Educated at a Leeds-based grammar school, Dyson went on to study classics at Wadham College, Oxford University. Called to the Bar at Middle Temple in 1968, Lord Dyson — or simply John at that time — was a member of London’s Keating Chambers, taking silk in 1982.
Appointed to the High Court in 1993, Dyson worked his way up the judicial ladder, becoming a Justice of the Supreme Court in 2010.
Landing his current role as head of civil justice in 2012 — a position once held by law school favourite Lord Denning — Dyson replaced Lord Neuberger, who switched roles to became President of the Supreme Court.

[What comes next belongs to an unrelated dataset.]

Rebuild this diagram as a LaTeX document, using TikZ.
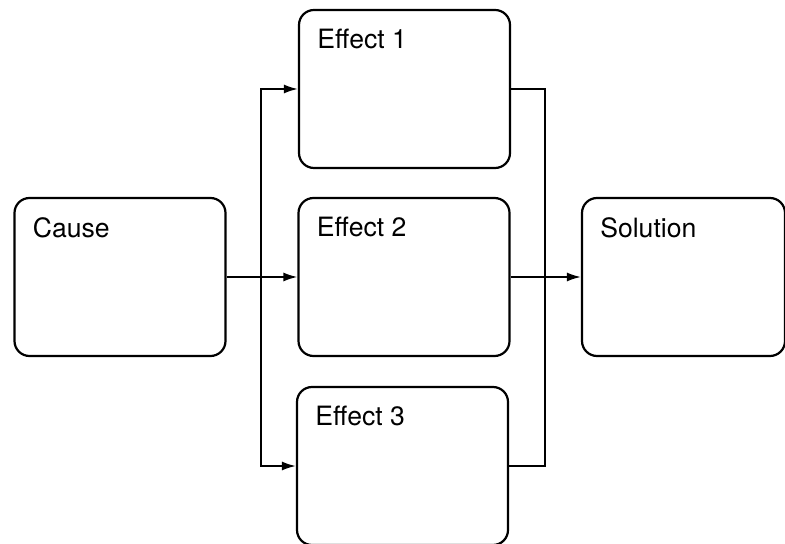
\documentclass[tikz,border=0pt]{standalone}
\usepackage{fontspec}
\setmainfont{TeX Gyre Heros}
\usetikzlibrary{arrows.meta}

\begin{document}
\begin{tikzpicture}[x=0.5pt, y=-0.5pt,
        box/.style={draw, line width=1.1pt, rounded corners=7.5pt, minimum width=105.5pt, minimum height=79pt, inner sep=0pt},
        title/.style={anchor=north west, inner sep=0pt, xshift=9.5pt, yshift=-10pt, font=\fontsize{13.3}{15}\selectfont},
        link/.style={line width=0.9pt},
        >={Latex[length=7pt, width=4.5pt]}]
            \useasboundingbox (0,0) rectangle (785,544);
            \node[box, label={[title]north west:Cause}] (cause) at (120,277) {};
            \node[box, label={[title]north west:Effect 1}] (eff1) at (404.5,89) {};
            \node[box, label={[title]north west:Effect 2}] (eff2) at (404,277) {};
            \node[box, label={[title]north west:Effect 3}] (eff3) at (402.5,466) {};
            \node[box, minimum width=101.5pt, label={[title]north west:Solution}] (sol) at (683.5,277) {};

            % split to the effects
            \coordinate (split) at (261,277);
            \draw[link] (cause.east) -- (split);
            \draw[link, ->] (split) |- (eff1.west);
            \draw[link, ->] (split) -- (eff2.west);
            \draw[link, ->] (split) |- (eff3.west);

            % join to the solution
            \coordinate (join) at (545,277);
            \draw[link] (eff1.east) -| (join) |- (eff3.east);
            \draw[link, ->] (eff2.east) -- (sol.west);
        \end{tikzpicture}
\end{document}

Despite a reserved demeanour on the bench, Dyson increasingly became a vocal opponent to both cuts to legal aid and rising court fees.
Speaking at justice select committee in 2014, the top judge slammed government cuts to legal aid. With litigants left to fend for themselves — unable to afford a lawyer — he warned MPs that winnable cases were being lost.
At a CILEx bash last year, a sceptical Dyson contemplated further legal aid cuts. “Frankly I think one needs quite a lot of imagination to think what further cuts there may be,” he told legal execs.
Fast-forward to just last month and Dyson was having a pop at the government again. Attending yet another select committee meeting, Dyson blasted MPs for not considering the “real dangers” of enhanced civil court fees. Referencing the recent fees increase of 10%, the Master of the Rolls described the government’s actions as making a “bad situation” worse.